Est-ce l’air du temps ? Le médecin de campagne est à la mode, non pas dans les faits, mais dans les mots ou dans les photos. Un livre, une expo, un récit. Le médecin de campagne a toujours eu une place à part, celle de la bonne médecine, celle où l’écoute est essentielle, où le soin est somme toute secondaire. Il est là, il se déplace, c’est souvent un homme. Il a un grand cartable, n’est pas très bien habillé, rien à voir avec le nœud papillon du chirurgien hospitalier. Il a souvent, allez savoir, le regard triste ou fatigué. Il vient, puis repart. C’est ce que l’on appelle une visite. Cette médecine n’existe presque plus, une médecine isolée, individuelle, où tout se jouait alors dans la relation individuelle. Et au regard de ce passé, le médecin de campagne se raconte aujourd’hui sous le prisme d’une nostalgie.
«Où partait mon père chaque matin après m’avoir déposé à l’école ? se demande joliment le photographe Denis Bourges. Afin de comprendre, je l’ai suivi durant sa dernière année d’exercice ; je l’ai suivi dans son autre vie. Pour savoir quelle autre famille il allait inlassablement consulter jusqu’à tard le soir…» Il l’a donc suivi, et il a eu la bonne idée de ne pas s’arrêter là. «Afin d’inscrire ce travail dans le temps, j’ai voulu poursuivre avec [un] jeune médecin, il me semblait important d’actualiser les images», écrit-il. Et d’ailleurs, même lui l’avoue : alors qu’en trente ans la médecine, y compris de proximité, a été totalement bouleversée, là on dirait que le temps s’est arrêté. «Les gestes restaient les mêmes ; au chevet des hommes, avec toujours la même écoute, attentive et rassurante. Arpentant la campagne avec Christophe [ce jeune médecin, ndlr], nous arrivions chez les mêmes patients de papa, qui m’acceptaient sans problème…»

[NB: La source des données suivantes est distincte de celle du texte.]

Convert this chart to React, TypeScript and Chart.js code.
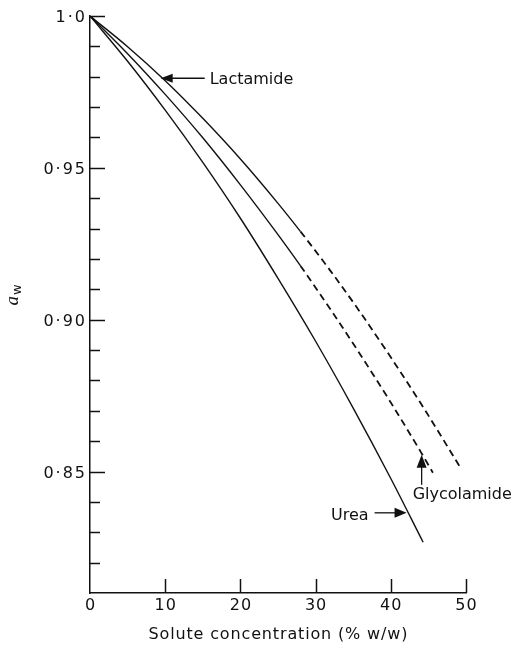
import { useEffect, useRef } from "react";
import { Chart, registerables } from "chart.js";

Chart.register(...registerables);

// Water activity (a_w) of aqueous solutions against solute concentration (% w/w)
const concentrationLactamide = [0, 5, 10, 15, 20, 25, 28, 32, 36, 40, 44, 49.4];
const lactamide = [1.0, 0.9899, 0.9787, 0.9663, 0.9529, 0.9383, 0.929, 0.916, 0.9022, 0.8876, 0.8724, 0.8507];

const concentrationGlycolamide = [0, 5, 10, 15, 20, 25, 28, 32, 36, 40, 44, 45.6];
const glycolamide = [1.0, 0.9876, 0.9742, 0.9599, 0.9444, 0.928, 0.9177, 0.9033, 0.8883, 0.8727, 0.8564, 0.8496];

const concentrationUrea = [0, 5, 10, 15, 20, 25, 30, 35, 40, 44.3];
const urea = [1.0, 0.9851, 0.969, 0.9518, 0.9334, 0.9136, 0.8929, 0.8709, 0.8477, 0.8267];

// measured range of the amides ends here; beyond it their curves are extrapolated (dashed)
const amideMeasuredLimit = 28;

const xTickValues = [0, 10, 20, 30, 40, 50];
const xTickLabels = ["0", "10", "20", "30", "40", "50"];
const yTickValues = [1.0, 0.95, 0.9, 0.85];
const yTickLabels = ["1·0", "0·95", "0·90", "0·85"];
const xAxisTitle = "Solute concentration (% w/w)";

type Note = {
  label: string;
  at: [number, number];
  pointing: "left" | "up" | "right";
  shaft: number;
  textOffset: [number, number];
  align: CanvasTextAlign;
};

const notes: Note[] = [
  { label: "Lactamide", at: [9.4, 0.9795], pointing: "left", shaft: 44, textOffset: [49, 6], align: "left" },
  { label: "Glycolamide", at: [44.1, 0.8555], pointing: "up", shaft: 30, textOffset: [-9, 43.7], align: "left" },
  { label: "Urea", at: [42.1, 0.8364], pointing: "right", shaft: 32, textOffset: [-38, 7.5], align: "right" },
];

const INK = "#111";
const SANS = '"DejaVu Sans", sans-serif';

function toPoints(xs: number[], ys: number[]) {
  return xs.map((x, i) => ({ x, y: ys[i] }));
}

function text(
  ctx: CanvasRenderingContext2D,
  s: string,
  x: number,
  y: number,
  font: string,
  align: CanvasTextAlign,
  spacing = 0
) {
  ctx.save();
  ctx.font = font;
  (ctx as any).letterSpacing = `${spacing}px`;
  ctx.textAlign = align;
  ctx.textBaseline = "alphabetic";
  ctx.fillStyle = INK;
  let dx = 0;
  if (align === "center") dx = spacing / 2;
  else if (align === "right") dx = spacing;
  ctx.fillText(s, x + dx, y);
  ctx.restore();
}

const axisDecor = {
  id: "axisDecor",
  afterDraw(chart: any) {
    const ctx: CanvasRenderingContext2D = chart.ctx;
    const xs = chart.scales.x;
    const ys = chart.scales.y;
    const left = chart.chartArea.left;
    const bottom = chart.chartArea.bottom;

    ctx.save();
    ctx.strokeStyle = INK;
    ctx.lineWidth = 1.5;

    // inward tick marks on the y axis (long at every 0.05)
    for (const t of ys.ticks) {
      const v = t.value;
      if (Math.abs(v - ys.min) < 1e-9) continue;
      const major = Math.abs(v * 20 - Math.round(v * 20)) < 1e-6;
      const py = Math.round(ys.getPixelForValue(v)) + 0.5;
      ctx.beginPath();
      ctx.moveTo(left, py);
      ctx.lineTo(left + (major ? 15 : 10), py);
      ctx.stroke();
    }
    // inward tick marks on the x axis
    for (const t of xs.ticks) {
      const v = t.value;
      if (Math.abs(v - xs.min) < 1e-9) continue;
      const px = Math.round(xs.getPixelForValue(v)) + 0.5;
      ctx.beginPath();
      ctx.moveTo(px, bottom);
      ctx.lineTo(px, bottom - 14);
      ctx.stroke();
    }
    ctx.restore();

    const tickFont = `16px ${SANS}`;
    yTickValues.forEach((v, i) => {
      text(ctx, yTickLabels[i], left - 5, ys.getPixelForValue(v) + 6, tickFont, "right", 2);
    });
    xTickValues.forEach((v, i) => {
      text(ctx, xTickLabels[i], xs.getPixelForValue(v), bottom + 17, tickFont, "center", 1);
    });

    // x axis title
    const midX = (xs.getPixelForValue(xs.min) + xs.getPixelForValue(xs.max)) / 2;
    text(ctx, xAxisTitle, midX, bottom + 46, `16px ${SANS}`, "center", 0.85);

    // y axis title: italic a with subscript w, reading upwards
    const cy = (ys.getPixelForValue(ys.min) + ys.getPixelForValue(ys.max)) / 2;
    ctx.save();
    ctx.translate(18, cy + 1);
    ctx.rotate(-Math.PI / 2);
    ctx.fillStyle = INK;
    ctx.textBaseline = "alphabetic";
    ctx.textAlign = "left";
    ctx.font = `italic 19px "Liberation Serif", serif`;
    const aw = ctx.measureText("a").width;
    ctx.fillText("a", 0, 0);
    ctx.font = `13px ${SANS}`;
    ctx.fillText("w", aw + 1, 3);
    ctx.restore();

    // labelled arrows
    for (const n of notes) {
      const px = xs.getPixelForValue(n.at[0]);
      const py = ys.getPixelForValue(n.at[1]);
      ctx.save();
      ctx.fillStyle = INK;
      ctx.strokeStyle = INK;
      ctx.lineWidth = 1.3;
      ctx.beginPath();
      if (n.pointing === "left") {
        ctx.moveTo(px, py);
        ctx.lineTo(px + 12, py - 4.5);
        ctx.lineTo(px + 12, py + 4.5);
        ctx.closePath();
        ctx.fill();
        ctx.beginPath();
        ctx.moveTo(px + 11, py);
        ctx.lineTo(px + n.shaft, py);
        ctx.stroke();
      } else if (n.pointing === "right") {
        ctx.moveTo(px, py);
        ctx.lineTo(px - 12, py - 5);
        ctx.lineTo(px - 12, py + 5);
        ctx.closePath();
        ctx.fill();
        ctx.beginPath();
        ctx.moveTo(px - 11, py);
        ctx.lineTo(px - n.shaft, py);
        ctx.stroke();
      } else {
        ctx.moveTo(px, py);
        ctx.lineTo(px - 5, py + 13);
        ctx.lineTo(px + 5, py + 13);
        ctx.closePath();
        ctx.fill();
        ctx.beginPath();
        ctx.moveTo(px, py + 12);
        ctx.lineTo(px, py + n.shaft);
        ctx.stroke();
      }
      ctx.restore();
      text(ctx, n.label, px + n.textOffset[0], py + n.textOffset[1], `16px ${SANS}`, n.align, 0);
    }
  },
};

function curve(label: string, xs: number[], ys: number[], dashedFrom: number) {
  const extrapolated = (c: any) => c.p0.parsed.x >= dashedFrom - 1e-9;
  return {
    label,
    data: toPoints(xs, ys),
    borderColor: INK,
    borderWidth: 1.4,
    pointRadius: 0,
    fill: false,
    cubicInterpolationMode: "monotone" as const,
    segment: {
      borderDash: (c: any) => (extrapolated(c) ? [7, 4.5] : undefined),
      borderWidth: (c: any) => (extrapolated(c) ? 1.8 : undefined),
    },
  };
}

export default function App() {
  const canvasRef = useRef<HTMLCanvasElement | null>(null);

  useEffect(() => {
    const canvas = canvasRef.current;
    if (!canvas) return;
    const chart = new Chart(canvas, {
      type: "line",
      data: {
        datasets: [
          curve("Lactamide", concentrationLactamide, lactamide, amideMeasuredLimit),
          curve("Glycolamide", concentrationGlycolamide, glycolamide, amideMeasuredLimit),
          curve("Urea", concentrationUrea, urea, Infinity),
        ],
      },
      options: {
        animation: false,
        responsive: false,
        devicePixelRatio: 1,
        layout: { padding: { left: 90, right: 46, top: 16, bottom: 53 } },
        plugins: {
          legend: { display: false },
          tooltip: { enabled: false },
        },
        scales: {
          x: {
            type: "linear",
            min: 0,
            max: 50,
            ticks: { display: false, stepSize: 10 },
            grid: { display: false, drawTicks: false },
            border: { display: true, color: INK, width: 1.5 },
          },
          y: {
            type: "linear",
            min: 0.81,
            max: 1.0,
            ticks: { display: false, stepSize: 0.01 },
            grid: { display: false, drawTicks: false },
            border: { display: true, color: INK, width: 1.5 },
          },
        },
      },
      plugins: [axisDecor],
    });
    return () => chart.destroy();
  }, []);

  return (
    <div style={{ position: "absolute", left: 0, top: 0, width: 512, height: 646, background: "#fff" }}>
      <canvas ref={canvasRef} width={512} height={646} style={{ display: "block" }} />
    </div>
  );
}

Le vieux médecin comme le jeune se ressemblent. On voit l’un profiter de sa visite pour changer une ampoule, la patiente étant handicapée, on voit l’autre dans ces décors éternels de fermes où la cuisine est le salon, le lieu où l’on ausculte. Les deux sont comme des accompagnateurs du grand âge. Ils voient de vieux patients, ils sortent leur stéthoscope, le vieux fermier garde sa casquette, et comme toujours à la fin il remplit l’ordonnance. Il y a aussi cette belle photo où le médecin, avec ses trois vieux patients, sourit en attendant que le café passe. Peut-être est-ce la grande différence avec la médecine, là, le médecin semble prendre son temps. On dirait même qu’il a le temps.
«Médecin de campagne» Photographies Denis Bourges, préface Martin Winckler, aux Editions de Juillet, 35 euros.